Ouverture au marché et humanisme.

En revanche, il est exact que les intentions affichées de mieux respecter le marché, de réduire les dettes et d’assainir le secteur financier sont en partie contredites par des réticences et des habitudes adverses (à ce sujet lire Le nationalisme économique perpétue les risques de crise financière.) . A quoi s’ajoute la tendance de l’État à peser directement sur l’économie pour orienter les capitaux vers des secteurs et des groupes privilégiés dont la rémanence de leurs connexions avec le pouvoir les protègent d’autant plus de la mise aux normes que Xi Jinping a en tête d’en faire le point départ de grands champions industriels nationaux.

La récente controverse publique autour du traitement réservé aux migrants dans la périphérie de Pékin offre un autre point de contraste entre le discours social humaniste de Liu He et la réalité (lire : Nettoyage de la capitale et expulsions. Incendie et polémiques. Les migrants, « citoyens de seconde zone .)

S’il est légitime que la mairie entreprenne de nettoyer les bidonvilles insalubres autour de la capitale, la brutalité des expulsions décidées sur de très courts préavis choqua les intellectuels, tandis qu’un officiel se laissa aller à désigner les migrants par le terme méprisant de « population bas de gamme – 低端 人口 – diduan renkou » qui en dit long sur la manière dont la bureaucratie considère la main d’œuvre industrielle et les migrants intérieurs pourtant en partie à l’origine du miracle chinois.

Les impasses écologiques.

Enfin, le dernier domaine en demi-teinte où les hyperboles relayées par les médias choqués par l’abandon américain de l’accord de Paris, ne correspondent pas tout à fait à la réalité est l’environnement.
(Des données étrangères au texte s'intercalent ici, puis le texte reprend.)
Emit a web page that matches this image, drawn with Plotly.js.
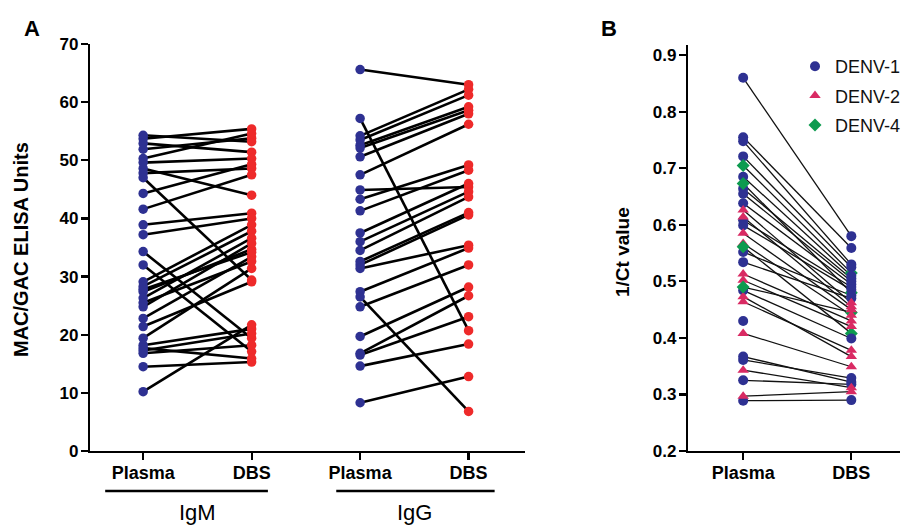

S’il est vrai que la nouvelle conscience écologique chinoise contrastant avec de longues années de laisser-faire est incontestable, il n’en reste pas moins que les congratulations auto-laudatives et les belles images cachent une réalité plus complexe et moins réjouissante.

Outre le tabou que l’un des principaux moyens de réduction des émissions de carbone est la construction d’un nombre considérable de centrales nucléaires dans des zones densément peuplées, multipliant les risques d’accident écologique de grande ampleur, le discours plaçant désormais la Chine en pointe de la lutte globale contre le réchauffement ignore d’abord la réalité de l’empreinte charbon à l’intérieur.

A l’extérieur, il passe aussi sous silence la centaine de centrales électriques à combustible fossile construites par la Chine dans le cadre de ses coopérations internationales, notamment le long des « routes de la soie ». (lire : COP 21 : entre illusions et scepticismes. Réalités et limites des contributions chinoises.)

En Chine même, en juin dernier, l’agence Xinhua faisait état d’un rapport d’inspection du ministère de l’environnement selon lequel 70% des 20 000 emprises industrielles contrôlées dans 28 villes du nord de la Chine n’avaient pas satisfait aux critères écologiques standard de protection de l’air ambiant, des nappes phréatiques des cours d’eau ou des lacs.